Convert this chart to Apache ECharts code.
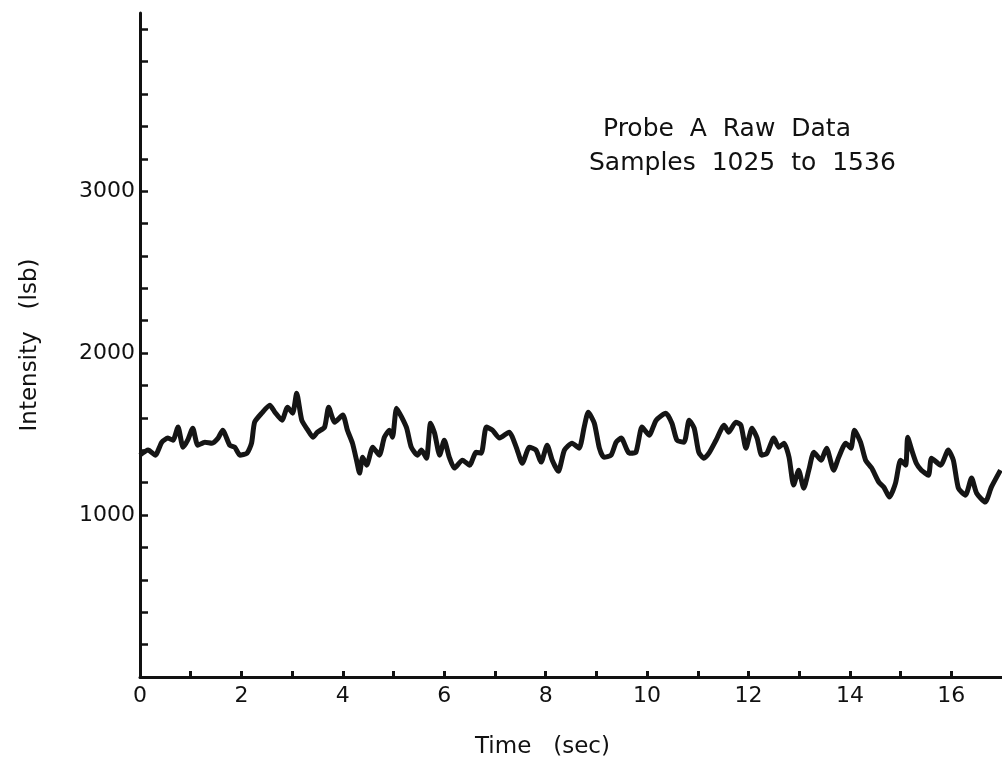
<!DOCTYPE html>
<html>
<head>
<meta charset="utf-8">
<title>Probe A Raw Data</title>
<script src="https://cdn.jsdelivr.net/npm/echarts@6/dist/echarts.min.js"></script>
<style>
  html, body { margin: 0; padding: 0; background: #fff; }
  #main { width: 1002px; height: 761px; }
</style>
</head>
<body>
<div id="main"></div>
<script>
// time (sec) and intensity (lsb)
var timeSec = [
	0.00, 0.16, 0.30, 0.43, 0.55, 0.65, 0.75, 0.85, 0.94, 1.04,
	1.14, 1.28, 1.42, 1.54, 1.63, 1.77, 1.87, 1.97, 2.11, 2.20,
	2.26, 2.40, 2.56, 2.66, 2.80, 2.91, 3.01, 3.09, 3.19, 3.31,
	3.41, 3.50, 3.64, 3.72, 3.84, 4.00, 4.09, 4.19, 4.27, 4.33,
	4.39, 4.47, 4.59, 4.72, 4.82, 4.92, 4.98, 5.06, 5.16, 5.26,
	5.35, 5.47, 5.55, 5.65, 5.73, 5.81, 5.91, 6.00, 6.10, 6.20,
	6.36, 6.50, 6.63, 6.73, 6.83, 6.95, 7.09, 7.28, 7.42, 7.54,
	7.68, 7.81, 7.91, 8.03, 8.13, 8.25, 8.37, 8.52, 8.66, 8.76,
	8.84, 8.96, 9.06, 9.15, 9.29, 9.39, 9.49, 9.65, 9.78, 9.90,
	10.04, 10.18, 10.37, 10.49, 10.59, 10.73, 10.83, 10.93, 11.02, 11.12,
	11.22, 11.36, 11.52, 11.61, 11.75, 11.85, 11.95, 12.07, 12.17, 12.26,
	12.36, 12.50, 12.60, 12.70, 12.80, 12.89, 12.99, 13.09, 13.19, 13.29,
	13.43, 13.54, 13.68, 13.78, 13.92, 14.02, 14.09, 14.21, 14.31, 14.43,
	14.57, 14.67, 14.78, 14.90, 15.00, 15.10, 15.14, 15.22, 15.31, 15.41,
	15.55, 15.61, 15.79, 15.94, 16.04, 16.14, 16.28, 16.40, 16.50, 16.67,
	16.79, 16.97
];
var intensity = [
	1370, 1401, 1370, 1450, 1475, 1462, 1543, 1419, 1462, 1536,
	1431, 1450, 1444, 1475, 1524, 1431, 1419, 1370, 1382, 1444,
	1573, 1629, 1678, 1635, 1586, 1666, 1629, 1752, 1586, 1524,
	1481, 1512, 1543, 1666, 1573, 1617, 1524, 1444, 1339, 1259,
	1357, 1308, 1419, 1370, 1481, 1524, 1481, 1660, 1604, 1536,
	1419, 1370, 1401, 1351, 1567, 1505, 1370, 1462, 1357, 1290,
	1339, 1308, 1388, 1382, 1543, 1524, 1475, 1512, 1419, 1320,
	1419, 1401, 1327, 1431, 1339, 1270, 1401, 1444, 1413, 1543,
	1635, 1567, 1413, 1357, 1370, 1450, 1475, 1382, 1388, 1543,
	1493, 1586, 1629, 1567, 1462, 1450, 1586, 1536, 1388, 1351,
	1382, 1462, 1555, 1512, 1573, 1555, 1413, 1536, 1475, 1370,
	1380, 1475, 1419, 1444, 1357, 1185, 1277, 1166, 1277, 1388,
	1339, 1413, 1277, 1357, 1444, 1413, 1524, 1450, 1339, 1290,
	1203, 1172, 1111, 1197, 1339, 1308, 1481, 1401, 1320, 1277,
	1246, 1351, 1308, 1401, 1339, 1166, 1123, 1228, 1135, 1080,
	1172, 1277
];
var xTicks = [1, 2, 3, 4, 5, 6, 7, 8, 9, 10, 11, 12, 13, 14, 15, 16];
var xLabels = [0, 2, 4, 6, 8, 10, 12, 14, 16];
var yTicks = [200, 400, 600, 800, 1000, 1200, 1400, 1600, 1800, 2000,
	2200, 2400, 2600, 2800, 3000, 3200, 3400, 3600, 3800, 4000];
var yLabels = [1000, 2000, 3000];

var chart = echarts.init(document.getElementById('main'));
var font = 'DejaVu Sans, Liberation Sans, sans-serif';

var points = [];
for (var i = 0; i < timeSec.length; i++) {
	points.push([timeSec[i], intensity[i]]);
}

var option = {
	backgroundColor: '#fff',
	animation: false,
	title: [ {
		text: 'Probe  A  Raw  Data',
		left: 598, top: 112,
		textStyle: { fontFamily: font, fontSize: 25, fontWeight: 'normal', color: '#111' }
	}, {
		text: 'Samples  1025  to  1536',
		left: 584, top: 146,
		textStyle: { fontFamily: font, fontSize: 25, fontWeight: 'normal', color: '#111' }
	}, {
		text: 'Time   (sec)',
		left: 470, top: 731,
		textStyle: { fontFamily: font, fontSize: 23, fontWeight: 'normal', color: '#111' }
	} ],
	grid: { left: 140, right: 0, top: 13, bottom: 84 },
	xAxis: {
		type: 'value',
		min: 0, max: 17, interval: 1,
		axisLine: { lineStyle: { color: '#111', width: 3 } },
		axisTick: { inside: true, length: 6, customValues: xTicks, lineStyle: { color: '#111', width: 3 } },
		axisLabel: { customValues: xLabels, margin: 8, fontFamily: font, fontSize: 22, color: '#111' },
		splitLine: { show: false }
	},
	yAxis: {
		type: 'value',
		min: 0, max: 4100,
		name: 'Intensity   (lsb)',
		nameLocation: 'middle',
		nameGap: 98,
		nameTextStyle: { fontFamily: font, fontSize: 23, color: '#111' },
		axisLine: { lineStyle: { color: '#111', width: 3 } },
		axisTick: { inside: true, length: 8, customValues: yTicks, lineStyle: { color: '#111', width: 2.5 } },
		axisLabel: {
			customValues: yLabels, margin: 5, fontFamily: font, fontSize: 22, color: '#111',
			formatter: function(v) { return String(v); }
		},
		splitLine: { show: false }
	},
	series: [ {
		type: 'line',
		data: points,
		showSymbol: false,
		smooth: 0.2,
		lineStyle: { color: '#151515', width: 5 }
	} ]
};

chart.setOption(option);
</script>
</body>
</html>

### SET EXERCISE
Leave out the pictures and restate everything else word for word.

### COMPLETED TASK
Convert this chart to Apache ECharts code.
<!DOCTYPE html>
<html>
<head>
<meta charset="utf-8">
<title>Probe A Raw Data</title>
<script src="https://cdn.jsdelivr.net/npm/echarts@6/dist/echarts.min.js"></script>
<style>
  html, body { margin: 0; padding: 0; background: #fff; }
  #main { width: 1002px; height: 761px; }
</style>
</head>
<body>
<div id="main"></div>
<script>
// time (sec) and intensity (lsb)
var timeSec = [
	0.00, 0.16, 0.30, 0.43, 0.55, 0.65, 0.75, 0.85, 0.94, 1.04,
	1.14, 1.28, 1.42, 1.54, 1.63, 1.77, 1.87, 1.97, 2.11, 2.20,
	2.26, 2.40, 2.56, 2.66, 2.80, 2.91, 3.01, 3.09, 3.19, 3.31,
	3.41, 3.50, 3.64, 3.72, 3.84, 4.00, 4.09, 4.19, 4.27, 4.33,
	4.39, 4.47, 4.59, 4.72, 4.82, 4.92, 4.98, 5.06, 5.16, 5.26,
	5.35, 5.47, 5.55, 5.65, 5.73, 5.81, 5.91, 6.00, 6.10, 6.20,
	6.36, 6.50, 6.63, 6.73, 6.83, 6.95, 7.09, 7.28, 7.42, 7.54,
	7.68, 7.81, 7.91, 8.03, 8.13, 8.25, 8.37, 8.52, 8.66, 8.76,
	8.84, 8.96, 9.06, 9.15, 9.29, 9.39, 9.49, 9.65, 9.78, 9.90,
	10.04, 10.18, 10.37, 10.49, 10.59, 10.73, 10.83, 10.93, 11.02, 11.12,
	11.22, 11.36, 11.52, 11.61, 11.75, 11.85, 11.95, 12.07, 12.17, 12.26,
	12.36, 12.50, 12.60, 12.70, 12.80, 12.89, 12.99, 13.09, 13.19, 13.29,
	13.43, 13.54, 13.68, 13.78, 13.92, 14.02, 14.09, 14.21, 14.31, 14.43,
	14.57, 14.67, 14.78, 14.90, 15.00, 15.10, 15.14, 15.22, 15.31, 15.41,
	15.55, 15.61, 15.79, 15.94, 16.04, 16.14, 16.28, 16.40, 16.50, 16.67,
	16.79, 16.97
];
var intensity = [
	1370, 1401, 1370, 1450, 1475, 1462, 1543, 1419, 1462, 1536,
	1431, 1450, 1444, 1475, 1524, 1431, 1419, 1370, 1382, 1444,
	1573, 1629, 1678, 1635, 1586, 1666, 1629, 1752, 1586, 1524,
	1481, 1512, 1543, 1666, 1573, 1617, 1524, 1444, 1339, 1259,
	1357, 1308, 1419, 1370, 1481, 1524, 1481, 1660, 1604, 1536,
	1419, 1370, 1401, 1351, 1567, 1505, 1370, 1462, 1357, 1290,
	1339, 1308, 1388, 1382, 1543, 1524, 1475, 1512, 1419, 1320,
	1419, 1401, 1327, 1431, 1339, 1270, 1401, 1444, 1413, 1543,
	1635, 1567, 1413, 1357, 1370, 1450, 1475, 1382, 1388, 1543,
	1493, 1586, 1629, 1567, 1462, 1450, 1586, 1536, 1388, 1351,
	1382, 1462, 1555, 1512, 1573, 1555, 1413, 1536, 1475, 1370,
	1380, 1475, 1419, 1444, 1357, 1185, 1277, 1166, 1277, 1388,
	1339, 1413, 1277, 1357, 1444, 1413, 1524, 1450, 1339, 1290,
	1203, 1172, 1111, 1197, 1339, 1308, 1481, 1401, 1320, 1277,
	1246, 1351, 1308, 1401, 1339, 1166, 1123, 1228, 1135, 1080,
	1172, 1277
];
var xTicks = [1, 2, 3, 4, 5, 6, 7, 8, 9, 10, 11, 12, 13, 14, 15, 16];
var xLabels = [0, 2, 4, 6, 8, 10, 12, 14, 16];
var yTicks = [200, 400, 600, 800, 1000, 1200, 1400, 1600, 1800, 2000,
	2200, 2400, 2600, 2800, 3000, 3200, 3400, 3600, 3800, 4000];
var yLabels = [1000, 2000, 3000];

var chart = echarts.init(document.getElementById('main'));
var font = 'DejaVu Sans, Liberation Sans, sans-serif';

var points = [];
for (var i = 0; i < timeSec.length; i++) {
	points.push([timeSec[i], intensity[i]]);
}

var option = {
	backgroundColor: '#fff',
	animation: false,
	title: [ {
		text: 'Probe  A  Raw  Data',
		left: 598, top: 112,
		textStyle: { fontFamily: font, fontSize: 25, fontWeight: 'normal', color: '#111' }
	}, {
		text: 'Samples  1025  to  1536',
		left: 584, top: 146,
		textStyle: { fontFamily: font, fontSize: 25, fontWeight: 'normal', color: '#111' }
	}, {
		text: 'Time   (sec)',
		left: 470, top: 731,
		textStyle: { fontFamily: font, fontSize: 23, fontWeight: 'normal', color: '#111' }
	} ],
	grid: { left: 140, right: 0, top: 13, bottom: 84 },
	xAxis: {
		type: 'value',
		min: 0, max: 17, interval: 1,
		axisLine: { lineStyle: { color: '#111', width: 3 } },
		axisTick: { inside: true, length: 6, customValues: xTicks, lineStyle: { color: '#111', width: 3 } },
		axisLabel: { customValues: xLabels, margin: 8, fontFamily: font, fontSize: 22, color: '#111' },
		splitLine: { show: false }
	},
	yAxis: {
		type: 'value',
		min: 0, max: 4100,
		name: 'Intensity   (lsb)',
		nameLocation: 'middle',
		nameGap: 98,
		nameTextStyle: { fontFamily: font, fontSize: 23, color: '#111' },
		axisLine: { lineStyle: { color: '#111', width: 3 } },
		axisTick: { inside: true, length: 8, customValues: yTicks, lineStyle: { color: '#111', width: 2.5 } },
		axisLabel: {
			customValues: yLabels, margin: 5, fontFamily: font, fontSize: 22, color: '#111',
			formatter: function(v) { return String(v); }
		},
		splitLine: { show: false }
	},
	series: [ {
		type: 'line',
		data: points,
		showSymbol: false,
		smooth: 0.2,
		lineStyle: { color: '#151515', width: 5 }
	} ]
};

chart.setOption(option);
</script>
</body>
</html>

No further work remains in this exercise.